The rule is optimised with an opening position based on the lastpricetraded figure given by Betfair's API-NG. We don't expect to open our position at the ideal opening price due to slippage. In slippage the price slips away from the ideal to a less ideal price. This slippage is due to the spread moving as other arbitrageurs move ahead of us to take all of the volume at the price we wanted.

An exchange is a dynamic place with backers and layers continually entering the market, which means that the spread is often moving due to market agents taking what they believe is an ideal price. The price at which a trading rule opens a position may already be gone by the time the order is placed on the exchange. An open order may have to be changed to take a less optimal price. In other words the price has slipped away from the ideal price.

So long as the new price is only a tick or two off the ideal opening price then the overall position will only be worth about 1% less than the predicted value. This means that the hoped for 10% will now be at around 9%. In this case a 1% loss of yield is not a problem.

The problem comes when you are trading on very narrow margins with a rule that only yields 1% and you are trading close to the start of a race where the prices move more dynamically.
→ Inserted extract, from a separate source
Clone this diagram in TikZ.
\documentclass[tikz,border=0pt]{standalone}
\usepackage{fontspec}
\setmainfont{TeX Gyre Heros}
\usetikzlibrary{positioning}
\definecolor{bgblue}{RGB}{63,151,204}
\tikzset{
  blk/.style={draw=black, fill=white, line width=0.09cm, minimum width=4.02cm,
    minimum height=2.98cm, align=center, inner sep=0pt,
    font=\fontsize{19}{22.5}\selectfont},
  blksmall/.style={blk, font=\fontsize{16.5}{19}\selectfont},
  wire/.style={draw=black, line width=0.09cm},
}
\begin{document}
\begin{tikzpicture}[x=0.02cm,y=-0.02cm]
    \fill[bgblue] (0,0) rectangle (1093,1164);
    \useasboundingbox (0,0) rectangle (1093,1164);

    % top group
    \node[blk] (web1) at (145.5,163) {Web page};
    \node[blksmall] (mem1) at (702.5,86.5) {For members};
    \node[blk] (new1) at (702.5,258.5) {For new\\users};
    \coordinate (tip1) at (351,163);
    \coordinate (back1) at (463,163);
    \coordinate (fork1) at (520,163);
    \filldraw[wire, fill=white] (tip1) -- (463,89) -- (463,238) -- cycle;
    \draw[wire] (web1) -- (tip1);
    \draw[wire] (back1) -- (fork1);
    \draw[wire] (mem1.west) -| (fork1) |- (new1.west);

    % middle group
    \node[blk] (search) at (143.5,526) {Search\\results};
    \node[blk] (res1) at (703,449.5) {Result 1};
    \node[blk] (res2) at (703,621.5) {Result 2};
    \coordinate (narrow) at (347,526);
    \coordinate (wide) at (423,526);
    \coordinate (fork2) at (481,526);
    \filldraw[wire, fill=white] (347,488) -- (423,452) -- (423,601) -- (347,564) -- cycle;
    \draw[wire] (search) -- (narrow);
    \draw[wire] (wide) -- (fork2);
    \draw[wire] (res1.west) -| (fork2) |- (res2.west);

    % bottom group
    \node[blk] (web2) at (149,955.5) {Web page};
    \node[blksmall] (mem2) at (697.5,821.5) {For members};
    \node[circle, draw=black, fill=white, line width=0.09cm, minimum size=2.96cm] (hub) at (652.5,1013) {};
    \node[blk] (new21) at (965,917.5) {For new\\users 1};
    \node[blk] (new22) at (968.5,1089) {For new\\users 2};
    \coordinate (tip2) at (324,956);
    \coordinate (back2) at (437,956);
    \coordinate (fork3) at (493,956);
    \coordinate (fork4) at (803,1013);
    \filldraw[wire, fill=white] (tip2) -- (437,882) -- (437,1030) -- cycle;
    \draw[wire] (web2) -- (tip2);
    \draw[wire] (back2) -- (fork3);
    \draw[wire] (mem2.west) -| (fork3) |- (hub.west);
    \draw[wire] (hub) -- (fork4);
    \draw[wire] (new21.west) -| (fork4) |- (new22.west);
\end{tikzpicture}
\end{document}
In that situation a trading rule with an expected yield of 1% can easily have a negative yield when live trading.

To take account of slippage it is recommend that you record all your trades. Note the price that the rule is fired at and the price at which you place your trade. The difference between the two prices is your slippage value from which you can calculate the percentage loss. You can then determine if slippage is the cause of your trading rule not profitting as much as predicted.